We are in the almost most westerly parish of Europe. This is due to São José, in the freguesía of Fajã Grande, in the Isla de Flores of the Azores – of course, if we accept beforehand that these islands belong to Europe, despite sitting on the American plate. But where we are now is the westernmost parish of the Island of San Miguel, halfway between the Finis Terrae of the old continent and the coast of Newfoundland. Exactly, in the front of the church of San Nicolás, erected in the nineteenth century, in a particularly beautiful volcanic crater that bears the crowded-sounding name of Sete Cidades. Even though there are no cities here, and even of people there are very few. The name comes from the legendary Isla de las Siete Ciudades, the Island of the Seven Cities, never found, but very much alive in the literature and dreams of the cartographers, sailors and explorers of the Atlantic, described for centures in endless variations.

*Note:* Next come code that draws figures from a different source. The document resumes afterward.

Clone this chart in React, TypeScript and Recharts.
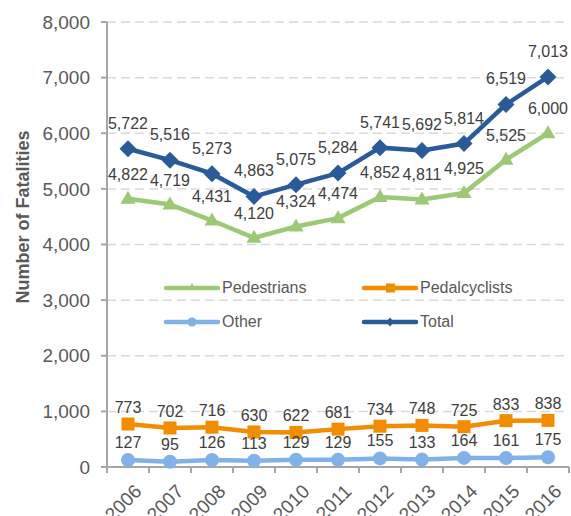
import { CartesianGrid, LabelList, Line, LineChart, XAxis, YAxis } from "recharts";

const years = ["2006", "2007", "2008", "2009", "2010", "2011", "2012", "2013", "2014", "2015", "2016"];
const pedestrians = [4822, 4719, 4431, 4120, 4324, 4474, 4852, 4811, 4925, 5525, 6000];
const pedalcyclists = [773, 702, 716, 630, 622, 681, 734, 748, 725, 833, 838];
const other = [127, 95, 126, 113, 129, 129, 155, 133, 164, 161, 175];
const total = [5722, 5516, 5273, 4863, 5075, 5284, 5741, 5692, 5814, 6519, 7013];
const yTicks = [0, 1000, 2000, 3000, 4000, 5000, 6000, 7000, 8000];

const data = years.map((year, i) => ({
  year,
  pedestrians: pedestrians[i],
  pedalcyclists: pedalcyclists[i],
  other: other[i],
  total: total[i],
}));

const FONT = "'Liberation Sans', Arial, sans-serif";
const GREEN = "#9BC975";
const ORANGE = "#F28C00";
const LIGHT = "#80B1E8";
const NAVY = "#2A5B99";
const AXIS = "#A6A6A6";
const TEXT = "#595959";

const fmt = (v: number) => v.toLocaleString("en-US");

function Diamond(props: any) {
  const { cx, cy } = props;
  if (cx == null) return null;
  const r = 8.5;
  return <polygon points={`${cx},${cy - r} ${cx + r},${cy} ${cx},${cy + r} ${cx - r},${cy}`} fill={NAVY} />;
}
function Square(props: any) {
  const { cx, cy } = props;
  if (cx == null) return null;
  return <rect x={cx - 6.5} y={cy - 6.5} width={13} height={13} fill={ORANGE} />;
}
function Triangle(props: any) {
  const { cx, cy } = props;
  if (cx == null) return null;
  return <polygon points={`${cx},${cy - 8} ${cx + 7.5},${cy + 5} ${cx - 7.5},${cy + 5}`} fill={GREEN} />;
}
function Dot(props: any) {
  const { cx, cy } = props;
  if (cx == null) return null;
  return <circle cx={cx} cy={cy} r={7} fill={LIGHT} />;
}

function YearTick(props: any) {
  const { x, y, payload } = props;
  const half = 21;
  return (
    <g>
      <line x1={x - half} x2={x - half} y1={y - 8} y2={y - 2} stroke={AXIS} strokeWidth={2} />
      {payload.index === years.length - 1 && (
        <line x1={x + half} x2={x + half} y1={y - 8} y2={y - 2} stroke={AXIS} strokeWidth={2} />
      )}
      <text
        transform={`translate(${x + 5},${y + 8}) rotate(-45)`}
        textAnchor="end"
        dominantBaseline="hanging"
        fontSize={19}
        fill={TEXT}
        fontFamily={FONT}
      >
        {payload.value}
      </text>
    </g>
  );
}

const legendItems = [
  { name: "Pedestrians", color: GREEN, shape: "tri" },
  { name: "Pedalcyclists", color: ORANGE, shape: "sq" },
  { name: "Other", color: LIGHT, shape: "circle" },
  { name: "Total", color: NAVY, shape: "dia" },
];

function LegendBox() {
  return (
    <div
      style={{
        position: "absolute",
        left: 163,
        top: 277,
        display: "grid",
        gridTemplateColumns: "198px 200px",
        rowGap: 12,
        fontFamily: FONT,
      }}
    >
      {legendItems.map((it) => (
        <div key={it.name} style={{ display: "flex", alignItems: "center", height: 22 }}>
          <svg width={58} height={14}>
            <line x1={3} x2={55} y1={7} y2={7} stroke={it.color} strokeWidth={4.5} strokeLinecap="round" />
            {it.shape === "tri" && <polygon points="29,2 33,9 25,9" fill={it.color} />}
            {it.shape === "sq" && <rect x={25} y={2.5} width={9} height={9} fill={it.color} />}
            {it.shape === "circle" && <circle cx={29} cy={7} r={4.5} fill={it.color} />}
            {it.shape === "dia" && <polygon points="29,2.5 33,7 29,11.5 25,7" fill={it.color} />}
          </svg>
          <span style={{ fontSize: 16, color: TEXT, marginLeft: 1 }}>{it.name}</span>
        </div>
      ))}
    </div>
  );
}

const labelStyle = { fontSize: 16, fill: "#404040", fontFamily: FONT };

export default function App() {
  return (
    <div style={{ position: "absolute", left: 0, top: 0, width: 571, height: 516, background: "#fff" }}>
      <LineChart width={571} height={516} data={data} margin={{ top: 22, right: 2, bottom: 0, left: 0 }}>
        <CartesianGrid vertical={false} stroke="#D9D9D9" strokeDasharray="9 5" strokeWidth={1.5} />
        <XAxis
          dataKey="year"
          stroke={AXIS}
          strokeWidth={2}
          tickLine={false}
          tick={<YearTick />}
          height={49}
          interval={0}
          padding={{ left: 21, right: 21 }}
        />
        <YAxis
          domain={[0, 8000]}
          ticks={yTicks}
          tickFormatter={fmt}
          width={107}
          stroke={AXIS}
          strokeWidth={2}
          tickSize={6}
          tickMargin={11}
          tick={{ fontSize: 19, fill: TEXT, fontFamily: FONT }}
          label={{
            value: "Number of Fatalities",
            angle: -90,
            position: "insideLeft",
            dx: 18,
            dy: 59,
            style: { fontSize: 18, fontWeight: "bold", fill: TEXT, fontFamily: FONT },
          }}
        />
        <Line dataKey="pedestrians" name="Pedestrians" stroke={GREEN} strokeWidth={4.5} dot={<Triangle />} isAnimationActive={false}>
          <LabelList dataKey="pedestrians" position="top" offset={19} formatter={fmt} style={labelStyle} />
        </Line>
        <Line dataKey="pedalcyclists" name="Pedalcyclists" stroke={ORANGE} strokeWidth={4.5} dot={<Square />} isAnimationActive={false}>
          <LabelList dataKey="pedalcyclists" position="top" offset={11} formatter={fmt} style={labelStyle} />
        </Line>
        <Line dataKey="other" name="Other" stroke={LIGHT} strokeWidth={4.5} dot={<Dot />} isAnimationActive={false}>
          <LabelList dataKey="other" position="top" offset={12} formatter={fmt} style={labelStyle} />
        </Line>
        <Line dataKey="total" name="Total" stroke={NAVY} strokeWidth={4.5} dot={<Diamond />} isAnimationActive={false}>
          <LabelList dataKey="total" position="top" offset={20} formatter={fmt} style={labelStyle} />
        </Line>
      </LineChart>
      <LegendBox />
    </div>
  );
}
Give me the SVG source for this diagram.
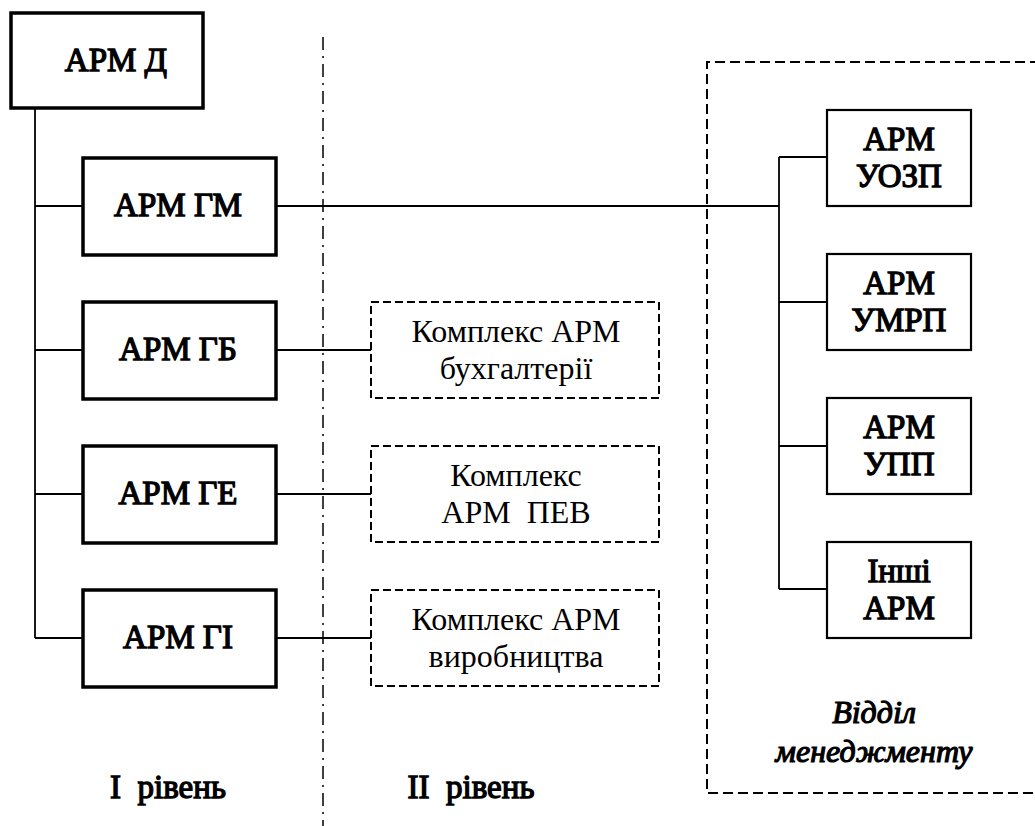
<svg xmlns="http://www.w3.org/2000/svg" width="1035" height="826" viewBox="0 0 1035 826">
  <defs>
    <!-- shared box outlines -->
    <rect id="box-main" width="193" height="97" fill="#ffffff" stroke="#000" stroke-width="3.5"/>
    <rect id="box-sub" width="144" height="96" fill="#ffffff" stroke="#000" stroke-width="2.2"/>
    <rect id="box-cplx" width="288" height="96" fill="#ffffff" stroke="#000" stroke-width="2" stroke-dasharray="8 4"/>
  </defs>

  <rect x="0" y="0" width="1035" height="826" fill="#ffffff"/>

  <!-- level divider -->
  <line x1="323" y1="37" x2="323" y2="826" stroke="#000" stroke-width="1.5" stroke-dasharray="13 6 2 6"/>

  <!-- management department frame -->
  <g id="dept-frame">
    <path d="M1040 62 H707 V793 H1040" fill="none" stroke="#000" stroke-width="2" stroke-dasharray="10 5"/>
    <text x="874" y="723" font-family="Liberation Serif" font-style="italic" font-size="32" stroke="#000" stroke-width="1.2" text-anchor="middle">Відділ</text>
    <text x="874" y="762" font-family="Liberation Serif" font-style="italic" font-size="32" stroke="#000" stroke-width="1.2" text-anchor="middle">менеджменту</text>
  </g>

  <!-- connectors -->
  <g id="connectors" fill="none" stroke="#000" stroke-width="1.8">
    <path d="M35 108 V638"/>
    <path d="M35 206 H83 M35 350 H83 M35 494 H83 M35 638 H83"/>
    <path d="M276 206 H779"/>
    <path d="M276 350 H371 M276 494 H371 M276 638 H371"/>
    <path d="M779 157 V589"/>
    <path d="M779 157 H827 M779 302 H827 M779 446 H827 M779 589 H827"/>
  </g>

  <!-- level I workstations -->
  <g id="arm-d">
    <rect x="11" y="13" width="192" height="95" fill="#ffffff" stroke="#000" stroke-width="3.5"/>
    <text x="116" y="71" font-family="Liberation Serif" font-size="33" stroke="#000" stroke-width="1.3" text-anchor="middle">АРМ Д</text>
  </g>
  <g id="arm-gm">
    <use href="#box-main" x="83" y="158"/>
    <text x="178" y="216" font-family="Liberation Serif" font-size="33" stroke="#000" stroke-width="1.3" text-anchor="middle">АРМ ГМ</text>
  </g>
  <g id="arm-gb">
    <use href="#box-main" x="83" y="302"/>
    <text x="178" y="360" font-family="Liberation Serif" font-size="33" stroke="#000" stroke-width="1.3" text-anchor="middle">АРМ ГБ</text>
  </g>
  <g id="arm-ge">
    <use href="#box-main" x="83" y="446"/>
    <text x="178" y="504" font-family="Liberation Serif" font-size="33" stroke="#000" stroke-width="1.3" text-anchor="middle">АРМ ГЕ</text>
  </g>
  <g id="arm-gi">
    <use href="#box-main" x="83" y="590"/>
    <text x="178" y="648" font-family="Liberation Serif" font-size="33" stroke="#000" stroke-width="1.3" text-anchor="middle">АРМ ГІ</text>
  </g>

  <!-- level II complexes -->
  <g id="cplx-buh">
    <use href="#box-cplx" x="371" y="302"/>
    <text x="516" y="342" font-family="Liberation Serif" font-size="32" text-anchor="middle">Комплекс АРМ</text>
    <text x="516" y="379" font-family="Liberation Serif" font-size="32" text-anchor="middle">бухгалтерії</text>
  </g>
  <g id="cplx-pev">
    <use href="#box-cplx" x="371" y="446"/>
    <text x="516" y="486" font-family="Liberation Serif" font-size="32" text-anchor="middle">Комплекс</text>
    <text x="516" y="523" font-family="Liberation Serif" font-size="32" text-anchor="middle" xml:space="preserve">АРМ  ПЕВ</text>
  </g>
  <g id="cplx-vyr">
    <use href="#box-cplx" x="371" y="590"/>
    <text x="516" y="630" font-family="Liberation Serif" font-size="32" text-anchor="middle">Комплекс АРМ</text>
    <text x="516" y="667" font-family="Liberation Serif" font-size="32" text-anchor="middle">виробництва</text>
  </g>

  <!-- management workstations -->
  <g id="arm-uozp">
    <use href="#box-sub" x="827" y="110"/>
    <text x="899" y="150" font-family="Liberation Serif" font-size="33" stroke="#000" stroke-width="1.3" text-anchor="middle">АРМ</text>
    <text x="899" y="187" font-family="Liberation Serif" font-size="33" stroke="#000" stroke-width="1.3" text-anchor="middle">УОЗП</text>
  </g>
  <g id="arm-umrp">
    <use href="#box-sub" x="827" y="254"/>
    <text x="899" y="294" font-family="Liberation Serif" font-size="33" stroke="#000" stroke-width="1.3" text-anchor="middle">АРМ</text>
    <text x="899" y="331" font-family="Liberation Serif" font-size="33" stroke="#000" stroke-width="1.3" text-anchor="middle">УМРП</text>
  </g>
  <g id="arm-upp">
    <use href="#box-sub" x="827" y="398"/>
    <text x="899" y="438" font-family="Liberation Serif" font-size="33" stroke="#000" stroke-width="1.3" text-anchor="middle">АРМ</text>
    <text x="899" y="475" font-family="Liberation Serif" font-size="33" stroke="#000" stroke-width="1.3" text-anchor="middle">УПП</text>
  </g>
  <g id="arm-inshi">
    <use href="#box-sub" x="827" y="542"/>
    <text x="899" y="582" font-family="Liberation Serif" font-size="33" stroke="#000" stroke-width="1.3" text-anchor="middle">Інші</text>
    <text x="899" y="619" font-family="Liberation Serif" font-size="33" stroke="#000" stroke-width="1.3" text-anchor="middle">АРМ</text>
  </g>

  <!-- level captions -->
  <text x="168" y="798" font-family="Liberation Serif" font-size="33" stroke="#000" stroke-width="1.3" text-anchor="middle" xml:space="preserve">I  рівень</text>
  <text x="471" y="798" font-family="Liberation Serif" font-size="33" stroke="#000" stroke-width="1.3" text-anchor="middle" xml:space="preserve">II  рівень</text>
</svg>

Any visit to these islands, with the omnipresent sea and harsh geographical conditions, evokes the world of the whales and whale hunters. Among the men and women who gathered on this Holy Thursday in the church of San Nicolás, few would not have had a family member who earned their bread hunting whales. Surely, too, most have had family members who emigrated to America. The two things used to go together. They called it “taking the leap”: to go out at night, clandestinely, on an American whaler, to have a job, and above all, to avoid the obligatory recruitment for military service. Under cover of darkness, when they were aware that an American whaling ship was nearby, the men who wanted a new life would light a bonfire on the rocks of the coast, and at this signal the captain sent a boat to enroll them. The presence of the Azorean whalers (or, as they were known in Nantucket and New Bedford, the men of the Western Islands) is recorded even in Moby Dick.


José Pecheco, Luís Silva: Canção de despedida (Farewell song). From the album Chants des baleiniers portugais de Faial, Açores (Songs of the whalers of Faial, Azores, 1958)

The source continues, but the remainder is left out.